In Vitro Eye Irritancy Test of Polyoxyethylene Alkyl Derivatives Using a Reconstructed Rabbit Corneal Epithelium Model

• Published in: Biological & Pharmaceutical Bulletin Vol. 32; no. 5; pp. 807 - 812
• Main Authors: Matsuda, Sanae, Hisama, Masayoshi, Shibayama, Hiroharu, Itou, Norihiko, Iwaki, Masahiro
• Format: Journal Article
• Language: English
• Published: Japan The Pharmaceutical Society of Japan 01.05.2009; Pharmaceutical Society of Japan; Japan Science and Technology Agency
• Subjects: Animal Testing Alternatives; Animals; cosmetic integrant; Epithelium, Corneal - drug effects; Eye Diseases - chemically induced; Eye Diseases - pathology; eye irritation; In Vitro Techniques; Irritants - chemistry; Irritants - toxicity; Polyethylene Glycols - chemistry; Polyethylene Glycols - toxicity; polyoxyethylene derivative; rabbit corneal epithelial cell; rabbit corneal epithelium model; Rabbits; Structure-Activity Relationship; Time Factors; Toxicity Tests - methods
• ISSN: 0918-6158; 1347-5215
• DOI: 10.1248/bpb.32.807

We have developed the Rabbit Corneal Epithelial (RCE) Model to evaluate the in vitro eye irritation potential of chemicals including pharmaceuticals, cosmetics and their raw ingredients.

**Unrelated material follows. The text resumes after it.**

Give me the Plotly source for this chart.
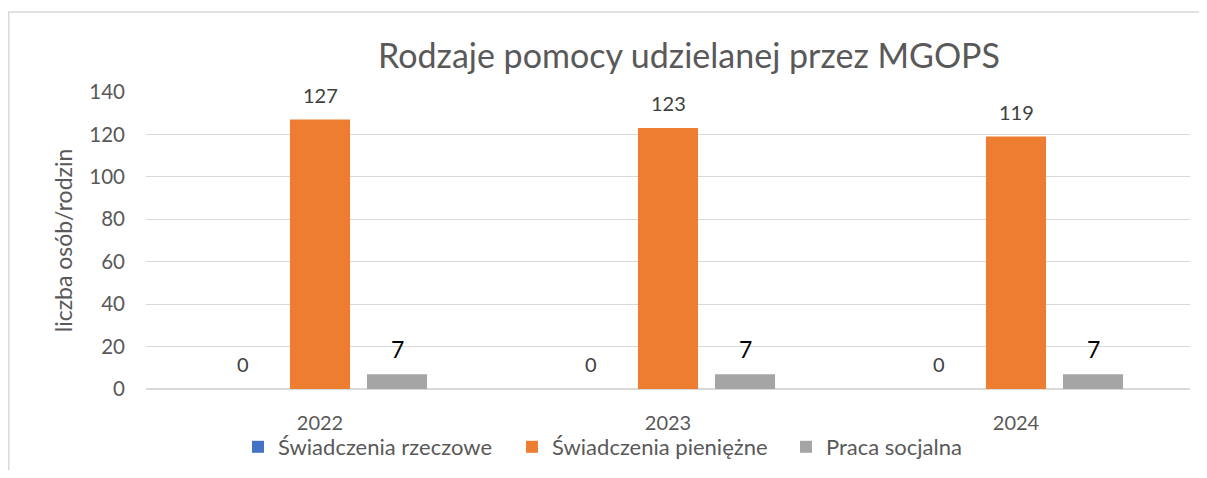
import plotly.graph_objects as go

years = ["2022", "2023", "2024"]
series_names = ["Świadczenia rzeczowe", "Świadczenia pieniężne", "Praca socjalna"]
rzeczowe = [0, 0, 0]
pieniezne = [127, 123, 119]
socjalna = [7, 7, 7]
colors = ["#4472C4", "#ED7D31", "#A5A5A5"]
title_text = "Rodzaje pomocy udzielanej przez MGOPS"
y_title = "liczba osób/rodzin"

FONT = "Lato, 'Open Sans', sans-serif"
OFF = 8  # default page body margin
W, H = 1207 - 2 * OFF, 478 - 2 * OFF
L, T = 146 - OFF, 92 - OFF
R = W - (1190 - OFF)
B = H - (389 - OFF)
pw, ph = W - L - R, H - T - B

fig = go.Figure()
all_vals = [rzeczowe, pieniezne, socjalna]
for name, vals, col in zip(series_names, all_vals, colors):
    fig.add_trace(go.Bar(x=years, y=vals, name=name, marker=dict(color=col, line=dict(width=0))))

# data labels via annotations anchored to data coordinates (category index)
shifts = [-77, 0, 77]
label_styles = [
    dict(color="#404040", size=20),
    dict(color="#404040", size=20),
    dict(color="#000000", size=23),
]
for vals, xs, st in zip(all_vals, shifts, label_styles):
    for i, v in enumerate(vals):
        fig.add_annotation(x=i, y=v, text=str(v), showarrow=False, xshift=xs, yshift=25,
                           yanchor="middle", font=dict(family=FONT, size=st["size"], color=st["color"]))

# outer chart frame
fig.add_shape(type="rect", xref="paper", yref="paper",
              x0=(0.75 - L) / pw, x1=(W + 20 - L) / pw,
              y0=-(B + 20) / ph, y1=1 + (T - (12 - OFF)) / ph,
              line=dict(color="#D9D9D9", width=1.5), fillcolor="rgba(0,0,0,0)", layer="below")

fig.update_layout(
    width=W, height=H,
    margin=dict(l=L, r=R, t=T, b=B, autoexpand=False),
    paper_bgcolor="white", plot_bgcolor="white",
    barmode="group", bargap=0.336, bargroupgap=0.22,
    font=dict(family=FONT, color="#595959"),
    title=dict(text=title_text, x=(689 - OFF) / W, xanchor="center", y=1 - (56 - OFF) / H, yanchor="middle",
               font=dict(family=FONT, size=34, color="#595959")),
    xaxis=dict(type="category", showgrid=False, showline=False, ticks="", automargin=False,
               range=[-0.5, 2.5],
               ticklabelstandoff=20, tickfont=dict(size=20, color="#595959")),
    yaxis=dict(range=[0, 140], dtick=20, showgrid=True, gridcolor="#D9D9D9", gridwidth=1,
               zeroline=True, zerolinecolor="#D9D9D9", zerolinewidth=1.5, automargin=False,
               showline=False, ticks="", ticklabelstandoff=20, tickfont=dict(size=20.5, color="#595959"),
               title=dict(text=y_title, font=dict(size=23, color="#595959"), standoff=10)),
    legend=dict(orientation="h", x=(649 - OFF - L) / pw, xanchor="center",
                y=-(447 - 389) / ph, yanchor="middle", bgcolor="rgba(0,0,0,0)",
                entrywidth=229, entrywidthmode="pixels",
                font=dict(size=22, color="#595959"), itemwidth=30, traceorder="normal"),
    showlegend=True,
)

fig.write_html("out.html")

In the model, a stratified culture of rabbit corneal epithelial cells is grown at the air–liquid interface on an amnion acting as a parabasal membrane. The alkaline exposure was restored each day in the presence of no irritants, although with the addition of sodium lauryl sulfate (SLS), which is a major irritant, the restoration of deficit was inhibited on the RCE model in a dose-dependent manner. The results of this test were comparable with those of the Draize test, and thus, this method using the RCE model may prove to be a useful and sensitive in vitro eye irritation test. The in vitro eye irritation potential of polyoxyethylene alkyl derivatives, polyoxyethylene lauryl ether (PLE), polyoxyethylene cetyl ether (PCE), polyoxyethylene stearyl ether (PSE), polyoxyethylene oleyl ether (POE), and polyoxyethylene behenyl ether (PBE) were evaluated using the RCE model containing an alkaline exposure. POE inhibited 90.2% of the restoration of deficit at a concentration of 0.5% on the 4th day after addition. Depending on the structure, an activity relationship was defined. The polyoxyethylene alkyl derivatives had distinctly different inhibitory potencies against the restoration of deficit, according to their substitution patterns. POE inhibited the restoration of deficit greater than other polyoxyethylene alkyl derivatives on the RCE model. These results indicated that the oleyl chain of POE is an important factor for inhibiting the restoration of deficit on the RCE model.